The rest of the peach slices go in your food processor. I left my mixture a little chunky. You can just dice them with a knife if you don't have a food processor, but it makes things a lot easier.  Love that thing!



Now add the peaches (liquid included) into your wet ingredients and blend well.



Then slowly incorporate the dry ingredients into the wet. The mixture will have the texture of a large bowl of oatmeal!



Pour the batter into the prepared loaf pan, then line up your extra peach slices on top. I sprinkled additional cinnamon over the whole loaf and added some coconut sugar, although that's optional. I recommend it though!



Mmm cinnamon! Bake for 30 minutes, take out and cover with foil to prevent the top from burning, and bake another 25-30 minutes, until a toothpick inserted comes out clean. Mine didn't jiggle after the first 30 minutes, which made me think that it was somehow already finished, but nope! Let it keep baking!


Once it's finished baking it'll look something like this…Nom nom bread!






I like it warm the best. Enjoy!



Peach Banana Bread

Ingredients:

2 cups oat flour (make your own by putting oats in a food processor)
1&1/2 tsp baking powder
1 tsp baking soda
1/2 tsp salt
1 tsp all-spice
2 tsp cinnamon, plus extra to sprinkle over batter

3 mashed bananas
1&1/2 tbs coconut oil, melted
1/2 cup plain nonfat Greek yogurt
1/4-1/2 cup honey (depending on how sweet you want it)
1&1/2 tsp vanilla
2 eggs
2 peaches

*coconut sugar for sprinkling on top of loaf (optional)

Directions:

1) Pre-heat oven to 350*.  Grease a loaf pan (I added parchment paper to the bottom for easier removal).

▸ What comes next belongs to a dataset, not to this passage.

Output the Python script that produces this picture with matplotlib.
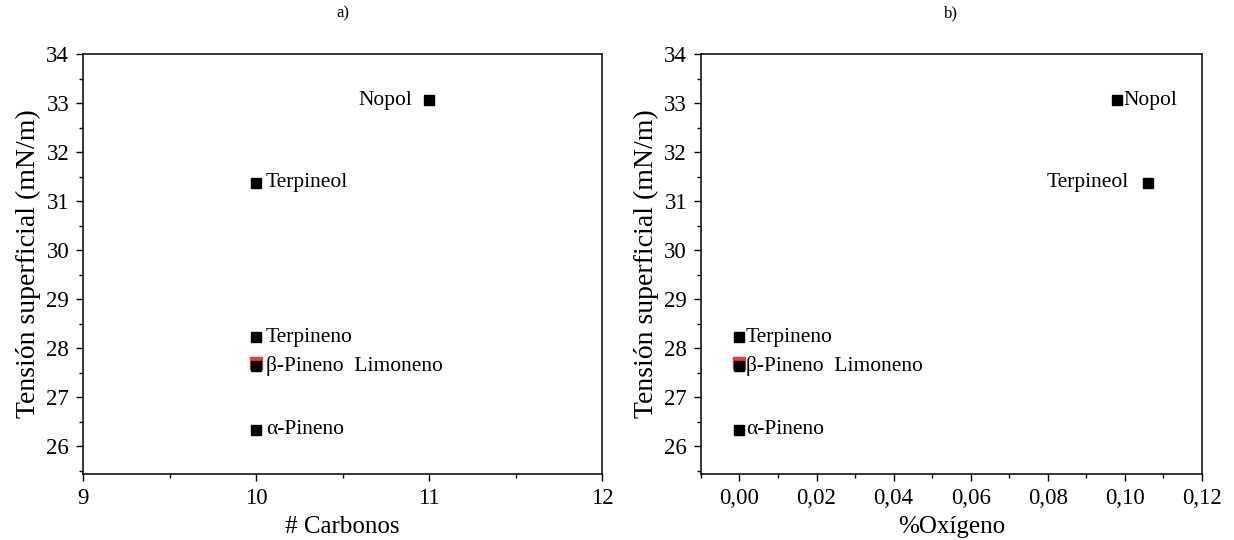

2) In a small bowl, mix oat flour with baking powder, baking soda, salt, all-spice, and cinnamon. Set aside.

3) In a medium bowl, add pureed (or mashed) bananas, melted coconut oil, plain nonfat Greek yogurt, honey, vanilla, and eggs. Slice peaches and reserve some for putting on top of the batter. Dice up the rest using a food processor or knife, then add to wet ingredients.

4) Slowly incorporate dry ingredients, then pour into prepared loaf pan. Place extra peach slices on top, then sprinkle cinnamon and coconut sugar over them if desired. Bake for 30 minutes, remove pan and cover with foil, then cook an additional 25-30 minutes, until a toothpick inserted comes out clean.